Enthralled by her grandmother’s stories as a child, witchcraft has long been a fascination for Áliz Veronika Ács. In her latest series, WALPURG (named after Saint Walpurga, on whose feast night it is rumoured witches meet) the Hungarian artist explores the theme of witchcraft through a series of striking portraits, which contemplate the power and vulnerability of her female subjects. Selected for their unusual features and unconventional lifestyles, for Ács these women represent the modern-day witches who defy societal norms just as their predecessors did. ‘The genre of portraiture is the most exciting for me in photography. To find the beauty and the character in the face, and the soul too.’

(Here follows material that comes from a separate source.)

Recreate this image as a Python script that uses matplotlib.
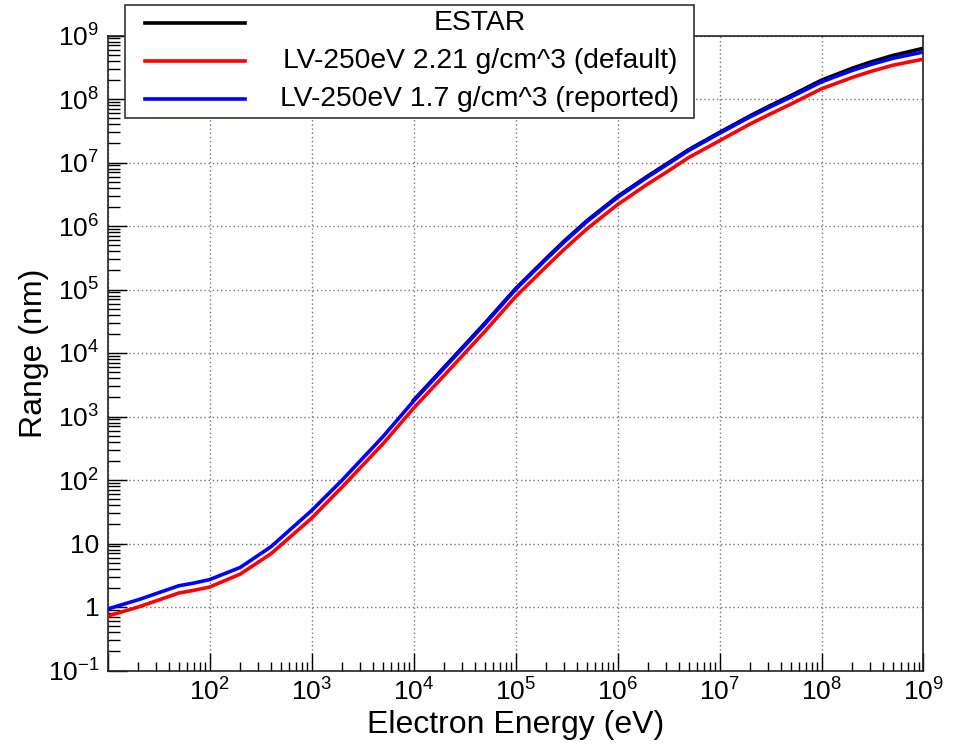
import matplotlib
matplotlib.use("Agg")
import matplotlib.pyplot as plt
from matplotlib.patches import Rectangle
from matplotlib.lines import Line2D
from matplotlib.ticker import FixedLocator, FixedFormatter, LogLocator, NullFormatter

plt.rcParams['font.family'] = ['Liberation Sans', 'DejaVu Sans']
plt.rcParams['mathtext.fontset'] = 'custom'
plt.rcParams['mathtext.rm'] = 'Liberation Sans'
plt.rcParams['mathtext.it'] = 'Liberation Sans'
plt.rcParams['mathtext.bf'] = 'Liberation Sans'

# ---------------- data ----------------
energy_lv = [10, 20, 50, 70, 100, 200, 400, 1e3, 2e3, 5e3, 1e4, 2e4, 5e4, 1e5, 2e5, 3e5,
             5e5, 1e6, 2e6, 3e6, 5e6, 1e7, 2e7, 3e7, 5e7, 1e8, 2e8, 3e8, 5e8, 1e9]
range_default = [0.72, 1.0, 1.66, 1.83, 2.06, 3.3, 6.9, 25, 78, 370, 1350, 4450, 21900, 7.7e4,
                 2.3e5, 4.3e5, 9.0e5, 2.17e6, 4.65e6, 7.0e6, 1.20e7, 2.2e7, 4.05e7, 5.6e7,
                 8.3e7, 1.45e8, 2.18e8, 2.7e8, 3.4e8, 4.25e8]
range_reported = [0.93, 1.30, 2.16, 2.38, 2.70, 4.2, 8.9, 33, 100, 480, 1750, 5800, 28500, 1.0e5,
                  3.0e5, 5.6e5, 1.17e6, 2.82e6, 6.0e6, 9.1e6, 1.55e7, 2.88e7, 5.25e7, 7.25e7,
                  1.07e8, 1.86e8, 2.82e8, 3.47e8, 4.37e8, 5.5e8]
energy_estar = [1e4, 2e4, 5e4, 1e5, 2e5, 3e5, 5e5, 1e6, 2e6, 3e6, 5e6, 1e7, 2e7, 3e7, 5e7,
                1e8, 2e8, 3e8, 5e8, 1e9]
range_estar = [1800, 6000, 29500, 1.03e5, 3.1e5, 5.8e5, 1.21e6, 2.92e6, 6.2e6, 9.4e6, 1.6e7,
               2.98e7, 5.45e7, 7.6e7, 1.13e8, 1.98e8, 3.05e8, 3.8e8, 4.85e8, 6.3e8]

series_labels = ["ESTAR", "LV-250eV 2.21 g/cm^3 (default)", "LV-250eV 1.7 g/cm^3 (reported)"]
series_colors = ["#000000", "#ff0000", "#0000ff"]

x_ticks = [1e1, 1e2, 1e3, 1e4, 1e5, 1e6, 1e7, 1e8, 1e9]
x_ticklabels = ["", r"$10^{2}$", r"$10^{3}$", r"$10^{4}$", r"$10^{5}$", r"$10^{6}$",
                r"$10^{7}$", r"$10^{8}$", r"$10^{9}$"]
y_ticks = [1e-1, 1, 1e1, 1e2, 1e3, 1e4, 1e5, 1e6, 1e7, 1e8, 1e9]
y_ticklabels = [r"$10^{-1}$", "1", "10", r"$10^{2}$", r"$10^{3}$", r"$10^{4}$", r"$10^{5}$",
                r"$10^{6}$", r"$10^{7}$", r"$10^{8}$", r"$10^{9}$"]

# ---------------- figure ----------------
W, H = 954, 744
fig = plt.figure(figsize=(W / 100, H / 100), dpi=100)
ax = fig.add_axes([107.6 / W, 1 - 670.5 / H, (923.5 - 107.6) / W, (670.5 - 35.5) / H])

lw = 2.6
ax.plot(energy_estar, range_estar, color=series_colors[0], lw=lw, zorder=3)
ax.plot(energy_lv, range_default, color=series_colors[1], lw=lw, zorder=4)
ax.plot(energy_lv, range_reported, color=series_colors[2], lw=lw, zorder=5)

ax.set_xscale('log')
ax.set_yscale('log')
ax.set_xlim(10, 1e9)
ax.set_ylim(0.1, 1e9)

ax.xaxis.set_major_locator(FixedLocator(x_ticks))
ax.xaxis.set_major_formatter(FixedFormatter(x_ticklabels))
ax.yaxis.set_major_locator(FixedLocator(y_ticks))
ax.yaxis.set_major_formatter(FixedFormatter(y_ticklabels))
ax.xaxis.set_minor_locator(LogLocator(base=10, subs=range(2, 10), numticks=50))
ax.yaxis.set_minor_locator(LogLocator(base=10, subs=range(2, 10), numticks=50))
ax.xaxis.set_minor_formatter(NullFormatter())
ax.yaxis.set_minor_formatter(NullFormatter())

ax.tick_params(axis='x', which='major', direction='in', length=13, width=1, labelsize=19, pad=6,
               top=False)
ax.tick_params(axis='x', which='minor', direction='in', length=6.5, width=1, top=False)
ax.tick_params(axis='y', which='major', direction='in', length=14, width=1, labelsize=19, pad=6,
               right=False)
ax.tick_params(axis='y', which='minor', direction='in', length=8.5, width=1, right=False)

ax.grid(True, which='major', color='#777777', linestyle=(0, (1, 2)), linewidth=1.0)
for sp in ax.spines.values():
    sp.set_linewidth(1.2)
    sp.set_color('#222222')

ax.set_xlabel("Electron Energy (eV)", fontsize=23, labelpad=3)
ax.set_ylabel("Range (nm)", fontsize=23, labelpad=-1)

# ---------------- legend (ROOT style) ----------------
box_l, box_r, box_t, box_b = 125, 694, 5, 118
fig.add_artist(Rectangle((box_l / W, 1 - box_b / H), (box_r - box_l) / W, (box_b - box_t) / H,
                         transform=fig.transFigure, facecolor='white', edgecolor='#333333',
                         lw=1.2, zorder=10))
row_y = [23, 61, 99]
for lab, col, yy in zip(series_labels, series_colors, row_y):
    fig.add_artist(Line2D([145 / W, 245 / W], [1 - yy / H, 1 - yy / H], color=col, lw=lw,
                          transform=fig.transFigure, zorder=11))
    fig.text(480 / W, 1 - yy / H, lab, fontsize=20.3, ha='center', va='center', zorder=12)

fig.savefig("out.png", dpi=100)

Starkly lit against a white background, without clothes or cosmetics, the WALPURG models are entirely exposed to the camera lens. In spite of their vulnerability, the women pose with self-assurance; some confront the camera with their defiant gaze, whilst others look away serenely. Ács casts her subjects simultaneously as victims and heroines: ‘WALPURG is about female power, heroism and also about becoming a victim and losing identity.’ However, it is after the photograph is taken that Ács’ work really comes into its own.
AN EXPERIMENTAL PROCESS
In centuries past, the punishment for practicing witchcraft was violent bodily disfigurement. In WALPURG, Ács mimics these historic wounds by experimenting with materials and textures that physically distort the image. The artist begins by carefully considering the surface on which to print – thin plastic or old papers found at her grandparents’ house replicate the delicate texture of her models’ skin. Experiments with light, acid, tearing and stitching come next; spontaneous acts of destruction that result in works that are irreproducible and mimic the fragility and transience of the subjects’ bodies. For Ács, the materiality of each artwork is as important as the photographic image.
THE FUTURE OF WALPURG
Eight years of developing the project have resulted in a photobook and a solo exhibition. Ács is ready for a new chapter, although the theme of witchcraft continues to inspire her. ‘I feel that I have found a complex theme that breaks down, opens and closes chapters, but in itself the topic will accompany me, it can be continued forever.’